The book The Emperor’s Arrow was a short, simple read – something to help me relax and not have to think too much.  And it was perfect. It is about and Amazon – sorry “Amazzi” warrior/noble woman who has been sent by her people as their representative in the emperor’s search for a bride. What she doesn’t know before arriving is that emperor needs her help – his empire is seething with resentments from the wars he has fought and the nobles plot against him.

The style is third-person limited omniscient and the author (Lauren D.M. Smith) uses it well. There were a few times I wish I had been following someone ELSE, but overall that just made me want to go on to the next chapter where I might find out where that other character went.

It is an idealized Alexander The Great/Caesar emperor that is referenced in the title “conquered the world before thirty” sort of dude.
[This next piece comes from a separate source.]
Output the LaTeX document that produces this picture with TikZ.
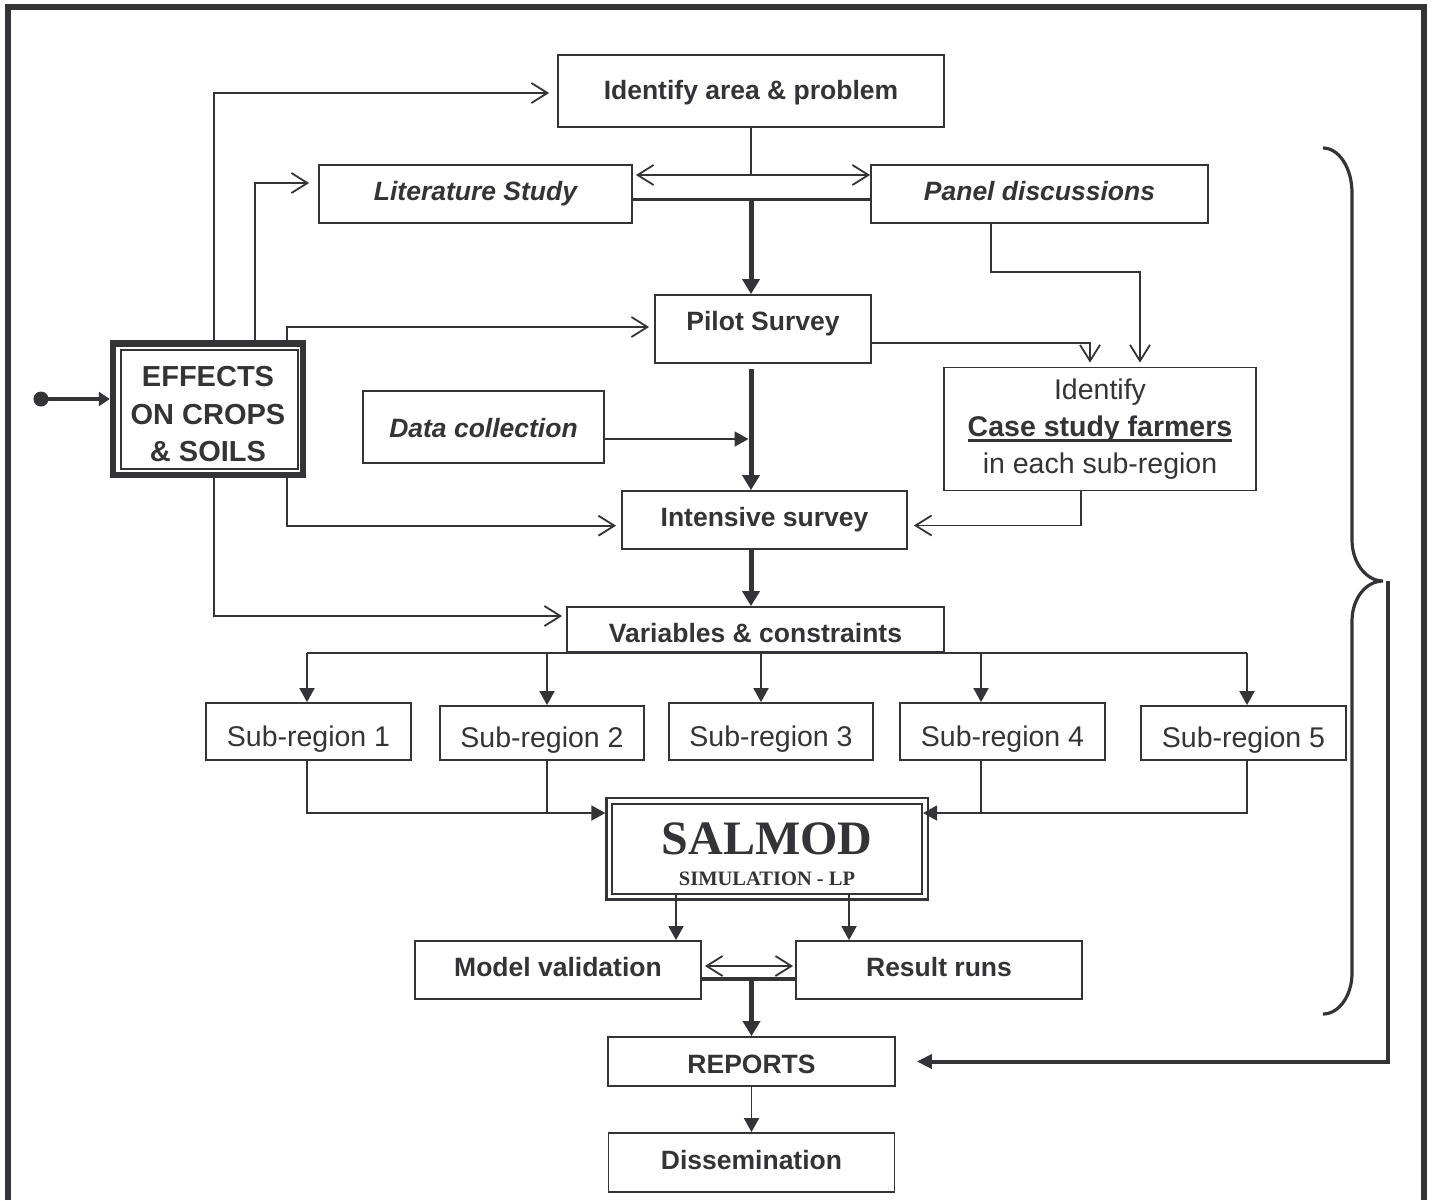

Only he didn’t die. He came home and had to rule the damn mess.  I kind of feel sorry for him in that way, but on the other hand it is fun to read these idealized hero-types.  He is stereotypical: a warrior with that tragic moment in his past that makes him cut out relationship – until SHE shows up. As long as you aren’t looking for a new kind of man, he’s a good character. Realistic within his world.

The politics were a both a little heavy-handed in a few places and yet the wording itself was at times confusing (so wait, he cut the loyal females from the bridal competition?) I’m not quite sure because you are trying to be vague about WHO is the possible villain… By the time he narrowed down to ~5-6 contestants, there were really only about 2 possible ones.

That said, Smith threw a nice little twist towards the end I hadn’t expected – so total kudos for surprising me with an accomplice I didn’t anticipate!

As I said in the beginning, this wasn’t supposed to be a life-altering book. But it was fun and it kept me turning the pages. I thought Smith did some thing very well: consistency in her tone & language.  Especially when she uses her own personal measurement system for time and distance – this is no small thing.  I would have liked more depth on what various ranks meant: what is the difference between a Princep and a Rector? It wasn’t unbearable and it didn’t per say detract from the overall tone, but I love those details and wanted more.

If you want an easy, escapist read – this is a book I can recommend.  Beware, it is a PG-13/borderline R rating (imo) due to sexually explicit content & graphic violence. It isn’t the worst I’ve ever read of either concept, but it is not a children’s book (probably not really young-YA either – like college-age YA sure).